Begitu pintu kamarnya tertutup, keheningan kembali menguasai. Hanya suara napasnya sendiri yang terdengar.
“Kau baik-baik saja, Xia…”
Bisiknya pelan pada bayangannya di cermin.
Namun senyum itu, meski tampak tenang menyimpan ribuan luka yang tak seorang pun tahu.
Setelah menikmati makan malamnya dalam kesunyian, Xia berjalan perlahan menuju ruang keluarga.
Langkahnya tenang, namun matanya kosong seperti seseorang yang tubuhnya hadir, tapi pikirannya tersesat jauh entah ke mana.
Ia menuruni anak tangga marmer dengan lembut, lalu menjatuhkan diri di salah satu sofa mewah yang menghadap televisi besar. Dengan gerakan malas, ia menyalakan layar, membiarkan cahaya biru memantul di wajahnya yang pucat lelah.
“Hanya sebentar saja,” gumamnya, mencoba menenangkan pikirannya yang kalut.
Tayangan acak berganti-ganti, tapi tak satu pun yang benar-benar ia lihat. Bunyi lembut dari pendingin ruangan dan cahaya televisi yang berpendar menjadi satu-satunya teman di ruangan luas itu.
Beberapa menit kemudian, matanya terpejam perlahan, terlelap tanpa ia sadari. Namun begitu kegelapan menyelimutinya, dunia di sekitarnya berubah.
Ia kini berdiri di tengah lorong panjang yang suram, diterangi lampu darurat berwarna merah. Udara terasa dingin, dan suara langkah kaki tergesa menggema dari kejauhan.
“Di mana ini…” bisik Xia dalam mimpi itu, menatap sekeliling.
Tiba-tiba, bayangan seseorang melintas di ujung lorong. Tinggi, ramping, namun tubuhnya goyah, seperti sedang ditopang oleh dua orang berseragam medis.
Cahaya redup memperlihatkan sekilas wajah pucat itu.
Yu Liang.
Xia menahan napas.
Malam itu…
Ya, malam sebelum Yu Liang dibawa ke Hanazawa Hospitals. Ia melihat lagi, lebih jelas.
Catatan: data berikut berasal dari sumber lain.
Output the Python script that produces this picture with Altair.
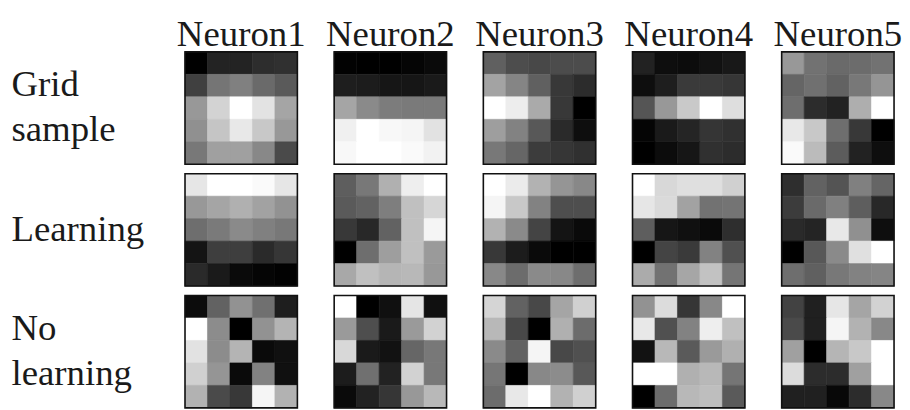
import altair as alt
import pandas as pd

neurons = ["Neuron1", "Neuron2", "Neuron3", "Neuron4", "Neuron5"]
conditions = ["Grid|sample", "Learning", "No|learning"]

# Grid sample (gray level 0-255, rows top to bottom)
gs1 = [[0, 35, 35, 45, 48], [64, 117, 128, 106, 90], [152, 211, 255, 227, 165],
       [144, 197, 232, 200, 152], [120, 160, 160, 136, 74]]
gs2 = [[2, 0, 0, 5, 10], [30, 28, 22, 22, 26], [165, 138, 124, 122, 122],
       [240, 255, 248, 245, 226], [248, 255, 255, 250, 242]]
gs3 = [[96, 77, 72, 76, 76], [163, 133, 96, 56, 44], [255, 237, 170, 56, 0],
       [158, 130, 88, 42, 14], [120, 102, 60, 54, 48]]
gs4 = [[34, 14, 12, 18, 24], [14, 30, 58, 58, 54], [85, 152, 201, 255, 222],
       [5, 26, 37, 53, 48], [0, 12, 22, 48, 44]]
gs5 = [[152, 114, 106, 108, 114], [101, 112, 98, 120, 149], [110, 44, 34, 174, 255],
       [232, 200, 110, 56, 0], [250, 187, 92, 34, 14]]

# Learning
le1 = [[230, 255, 255, 250, 230], [152, 165, 176, 162, 146], [110, 122, 138, 128, 120],
       [20, 62, 62, 42, 54], [42, 26, 10, 5, 2]]
le2 = [[94, 120, 176, 238, 255], [90, 98, 126, 192, 214], [56, 40, 98, 192, 245],
       [0, 110, 158, 192, 154], [168, 192, 181, 184, 152]]
le3 = [[255, 235, 178, 149, 136], [245, 200, 130, 78, 78], [178, 138, 68, 20, 10],
       [56, 28, 10, 0, 0], [136, 108, 138, 136, 110]]
le4 = [[255, 216, 223, 223, 208], [230, 218, 162, 114, 116], [94, 22, 16, 10, 46],
       [0, 68, 58, 130, 80], [171, 114, 166, 194, 117]]
le5 = [[46, 98, 84, 128, 101], [60, 106, 128, 94, 40], [42, 36, 232, 144, 14],
       [0, 88, 138, 224, 255], [110, 96, 120, 130, 133]]

# No learning
nl1 = [[12, 98, 146, 112, 30], [255, 140, 0, 146, 180], [226, 140, 180, 10, 16],
       [208, 149, 10, 130, 16], [178, 74, 56, 245, 178]]
nl2 = [[255, 0, 16, 229, 16], [154, 78, 26, 154, 210], [216, 26, 18, 102, 120],
       [28, 112, 34, 210, 120], [10, 34, 54, 152, 184]]
nl3 = [[213, 98, 72, 165, 208], [184, 72, 0, 176, 108], [138, 98, 245, 72, 80],
       [118, 0, 136, 140, 88], [108, 232, 255, 178, 208]]
nl4 = [[146, 220, 54, 136, 255], [232, 80, 130, 238, 192], [18, 184, 90, 154, 176],
       [255, 255, 176, 184, 117], [0, 108, 184, 190, 90]]
nl5 = [[66, 32, 230, 165, 210], [74, 32, 245, 178, 136], [160, 0, 181, 200, 255],
       [220, 44, 44, 160, 255], [32, 32, 8, 44, 136]]

panels = {
    "Grid|sample": [gs1, gs2, gs3, gs4, gs5],
    "Learning": [le1, le2, le3, le4, le5],
    "No|learning": [nl1, nl2, nl3, nl4, nl5],
}

records = []
for cond in conditions:
    for neuron, mat in zip(neurons, panels[cond]):
        for i, row in enumerate(mat):
            for j, v in enumerate(row):
                records.append({"cond": cond, "neuron": neuron, "i": i, "j": j, "v": v})
df = pd.DataFrame(records)
frames = pd.DataFrame([{"cond": c, "neuron": n} for c in conditions for n in neurons])

gray = alt.Scale(domain=[0, 255], range=["#000000", "#ffffff"], interpolate="rgb")
FONT = "Liberation Serif"
INK = "#1a1a1a"

x_enc = alt.X(
    "neuron:N", sort=neurons, title=None,
    scale=alt.Scale(paddingInner=37 / 150, paddingOuter=0),
    axis=alt.Axis(orient="top", ticks=False, domain=False, labelAngle=0,
                  labelFont=FONT, labelFontSize=37, labelColor=INK,
                  labelBaseline="alphabetic", labelPadding=6, labelLimit=0),
)
y_enc = alt.Y(
    "cond:N", sort=conditions, title=None,
    scale=alt.Scale(paddingInner=9.5 / 122.5, paddingOuter=0),
    axis=alt.Axis(orient="left", ticks=False, domain=False,
                  labelAlign="left", labelPadding=175, labelLimit=0,
                  labelFont=FONT, labelFontSize=37, labelColor=INK,
                  labelLineHeight=45,
                  labelBaseline={"condition": {"test": "indexof(datum.value, '|') >= 0",
                                               "value": "line-bottom"},
                                 "value": "middle"},
                  labelExpr="split(datum.value, '|')"),
)

cells = alt.Chart(df).mark_rect(strokeWidth=0.6).encode(
    x=x_enc,
    y=y_enc,
    xOffset=alt.XOffset("j:O", scale=alt.Scale(paddingInner=0, paddingOuter=0)),
    yOffset=alt.YOffset("i:O", scale=alt.Scale(paddingInner=0, paddingOuter=0)),
    color=alt.Color("v:Q", scale=gray, legend=None),
    stroke=alt.Stroke("v:Q", scale=gray, legend=None),
)

borders = alt.Chart(frames).mark_rect(
    fillOpacity=0, stroke="#111111", strokeWidth=1.6
).encode(
    x=alt.X("neuron:N", sort=neurons),
    y=alt.Y("cond:N", sort=conditions),
)

chart = alt.layer(cells, borders).properties(
    width=713, height=358,
    padding={"left": 3, "top": 7, "right": 0, "bottom": 0},
).configure_view(stroke=None)

chart.save("out.html", embed_options={"renderer": "svg", "actions": False})
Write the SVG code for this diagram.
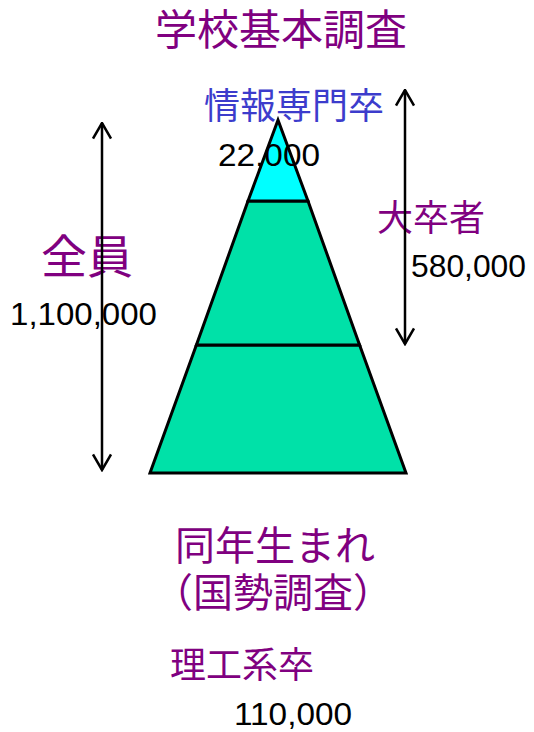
<svg xmlns="http://www.w3.org/2000/svg" width="534" height="732" viewBox="0 0 534 732">
<style>
.jp{font-family:"Noto Sans CJK JP","Noto Sans CJK SC",sans-serif;fill:#800080}
.blue{fill:#3c3ccc}
.num{font-family:"Liberation Sans",Arial,sans-serif;font-size:32px;fill:#000}
.band{stroke:#000;stroke-width:3;stroke-linejoin:miter}
.arr{stroke:#000;stroke-width:2.5;fill:none}
</style>
<defs>
<marker id="ah" viewBox="0 0 20 20" refX="18.5" refY="10" markerWidth="20" markerHeight="20" markerUnits="userSpaceOnUse" orient="auto-start-reverse">
<path d="M3,1 L18.5,10 L3,19" fill="none" stroke="#000" stroke-width="2.5"/>
</marker>
</defs>
<g id="pyramid">
<polygon id="tier-bottom" class="band" points="196.4,345 359.6,345 406,473 150,473" fill="#00e1a8"/>
<polygon id="tier-middle" class="band" points="248,201 308,201 359.6,345 196.4,345" fill="#00e1a8"/>
<polygon id="tier-top" class="band" points="278,120 308,201 248,201" fill="#00ffff"/>
</g>
<g id="labels">
<text id="title" class="jp" x="281" y="45" font-size="42" text-anchor="middle">学校基本調査</text>
<text id="joho" class="jp blue" x="294" y="119" font-size="36" text-anchor="middle">情報専門卒</text>
<text id="joho-num" class="num" x="218" y="166" font-size="33" textLength="102" lengthAdjust="spacingAndGlyphs">22,000</text>
<text id="daisotsu" class="jp" x="377" y="231" font-size="36">大卒者</text>
<text id="daisotsu-num" class="num" x="411" y="277" textLength="115" lengthAdjust="spacingAndGlyphs">580,000</text>
<text id="zenin" class="jp" x="41" y="273" font-size="46">全員</text>
<text id="zenin-num" class="num" x="10" y="325" textLength="147" lengthAdjust="spacingAndGlyphs">1,100,000</text>
<text id="dounen" class="jp" x="275" y="560" font-size="40" text-anchor="middle">同年生まれ</text>
<text id="kokusei" class="jp" x="273" y="607" font-size="40" text-anchor="middle">（国勢調査）</text>
<text id="riko" class="jp" x="170" y="678" font-size="36">理工系卒</text>
<text id="riko-num" class="num" x="234" y="725" textLength="118" lengthAdjust="spacingAndGlyphs">110,000</text>
</g>
<g id="connectors">
<line id="arrow-all" class="arr" x1="102" y1="123" x2="102" y2="470" marker-start="url(#ah)" marker-end="url(#ah)"/>
<line id="arrow-univ" class="arr" x1="405" y1="90" x2="405" y2="344" marker-start="url(#ah)" marker-end="url(#ah)"/>
</g>
</svg>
Kini percikan darah di lantai, desah napas berat, dan sesuatu yang jauh lebih aneh. Kilatan cahaya biru samar yang keluar dari dada Yu Liang sesaat sebelum tubuhnya tak sadarkan diri.
Xia melangkah maju, ingin mendekat, namun lorong itu mulai bergetar, dan suara alarm bergema di sekitarnya.
Suara seseorang terdengar samar di telinganya,
“Jangan ikut campur...”
Xia terbangun mendadak. Napasnya terengah, keringat dingin membasahi pelipisnya. Televisi masih menyala, tapi tayangannya sudah berganti menjadi layar gelap.
Ia menatap kosong ke arah pantulan dirinya di kaca jendela, masih terguncang oleh bayangan itu.
“Malam itu…” bisiknya pelan.
“Apa yang sebenarnya terjadi padamu, Yu Liang?”